■ **WHAT IS EXPECTED**: Nothing but the lines from the top of the data to the line holding "import pandas as pd" should be printed, word for word and both ends included; leave the pictures out.

■ **RECORDED DATA**:

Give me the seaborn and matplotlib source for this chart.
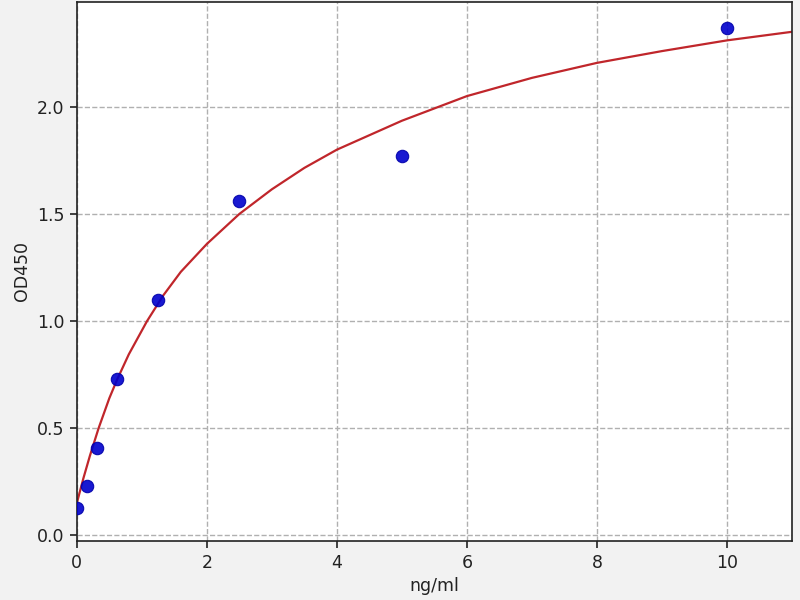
import matplotlib
matplotlib.use("Agg")
import matplotlib.pyplot as plt
import seaborn as sns
import pandas as pd

# Standard points (concentration ng/ml, OD450)
conc = [0, 0.156, 0.3125, 0.625, 1.25, 2.5, 5, 10]
od = [0.13, 0.23, 0.41, 0.73, 1.10, 1.56, 1.77, 2.37]

# Fitted curve
curve_x = [0, 0.1, 0.2, 0.335, 0.5, 0.62, 0.8, 1.08, 1.33, 1.6, 2.0, 2.5, 3.0, 3.5,
           4, 5, 6, 7, 8, 9, 10, 11]
curve_y = [0.15, 0.265, 0.37, 0.50, 0.64, 0.727, 0.845, 1.00, 1.12, 1.23, 1.36, 1.50,
           1.615, 1.715, 1.80, 1.935, 2.05, 2.135, 2.205, 2.26, 2.31, 2.35]

x_ticks = [0, 2, 4, 6, 8, 10]
y_ticks = [0.0, 0.5, 1.0, 1.5, 2.0]

sns.set_theme(style="white")
plt.rcParams["font.family"] = ["DejaVu Sans"]
plt.rcParams["font.size"] = 12.5

fig = plt.figure(figsize=(8, 6), dpi=100, facecolor="#f2f2f2")
ax = fig.add_axes([0.096, 0.098, 0.894, 0.899])
ax.set_facecolor("white")

pts = pd.DataFrame({"x": conc, "y": od})
crv = pd.DataFrame({"x": curve_x, "y": curve_y})

sns.lineplot(data=crv, x="x", y="y", ax=ax, color="#c0262b", linewidth=1.6,
             zorder=2, estimator=None, sort=False)
sns.scatterplot(data=pts, x="x", y="y", ax=ax, color="#0000cc", s=80,
                edgecolor="#0000aa", linewidth=0.8, alpha=0.9, zorder=3)

ax.set_xlim(0, 11)
ax.set_ylim(-0.027, 2.49)
ax.set_xticks(x_ticks)
ax.set_xticklabels([str(t) for t in x_ticks])
ax.set_yticks(y_ticks)
ax.set_yticklabels([f"{t:.1f}" for t in y_ticks])

ax.grid(True, color="#b0b0b0", linestyle="--", linewidth=1.0)
ax.set_axisbelow(True)
for s in ax.spines.values():
    s.set_visible(True)
    s.set_color("#222222")
    s.set_linewidth(1.2)
ax.tick_params(axis="both", which="major", direction="out", length=5, width=1.2,
               color="#222222", labelsize=12.5, labelcolor="#222222",
               bottom=True, left=True, pad=4)

ax.set_xlabel("ng/ml", fontsize=12.5, color="#222222")
ax.set_ylabel("OD450", fontsize=12.5, color="#222222")

fig.savefig("out.png", dpi=100, facecolor=fig.get_facecolor())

■ **WRITTEN RESPONSE**:
Give me the seaborn and matplotlib source for this chart.
import matplotlib
matplotlib.use("Agg")
import matplotlib.pyplot as plt
import seaborn as sns
import pandas as pd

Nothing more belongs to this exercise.